Car le mystère s'installe dès le départ avec un hurlement cauchemardesque, un démarrage qui appelle un explication.... à la fin du film. Parsemé d'indices, le script nous envoie de l'autre côté d'un miroir. Trois personnages, trois femmes, nous inquiètent. Les trois semblent coupables, cachant un secret. Les trois paraissent folles et deviennent ennemis : la fille, la mère et la gouvernante. "La plus dure à convaincre sera la mère". De fait.
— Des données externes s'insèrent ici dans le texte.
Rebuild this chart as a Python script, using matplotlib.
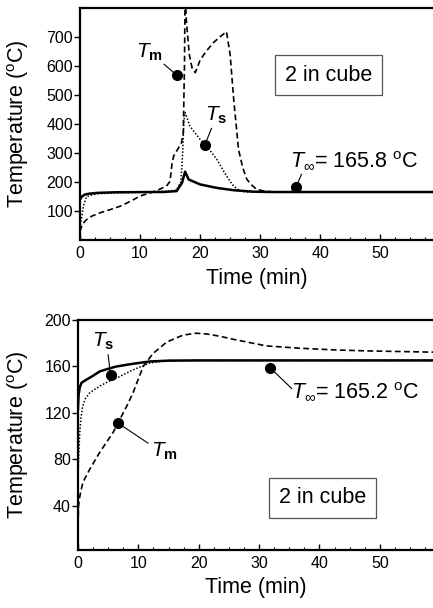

Nicole Kidman se livre à une performance éblouissante de fragilité et de détermination délirante. En incarnant cette femme au bord de la crise de nerfs à la perfection, elle prouve à travers chacun des gros plans la tension, les nuances, la folie qui la foudroient. On la croit victime, responsable et coupable, parano, traquée, piégée dans son cauchemar (son "purgatoire"); elle est tout cela. Chacune de ses certitudes s'écroule. Elle aura beau seerré son chapelet ou sa croix, s'accrocher à la Bible, rien n'y fera. La vérité est ailleurs.
Ces trois femmes jouent à se faire peur. Elles essaient de convaincre l'autre qu'elle dit vrai. Les fantômes n'existent pas ("des fables")? Il n'y a pas d'intrus dans la maison? Dans ce jugement final, où la seule justice est bien d'être hantée par sa vie et ses péchés, il n'y a pas de morale. Juste des circonstances atténuantes.
Ce château devient ainsi l'antichambre de la vie éternelle.
La force du film réside bien dans la maîtrise du sujet et son infaillible scénario. Jamais le cinéaste ne s'égare. Son suspens ne sert qu'à démontrer ce qu'on apprendra lors du final. On est plongé dans l'esprit schyzo d'une veuve qui ne s'avoue pas la vérité, qui ne savoure plus la vie.
Au fond, ce thriller psychologique est terrifiant car les personnages sont banals, sans excès apparents. La peur est froide. Il n'y a pas de sang. A peine une menace fantôme. En fait, l'horreur s'infiltre en nous lorsqu'on devine poruquoi cette femme a crié un beau matin d'après guerre.
insupportable. Et sans effets spéciaux, le film atteint son but: nous surprendre. Il suffira de revoir l'histoire, la même, en fermant les yeux.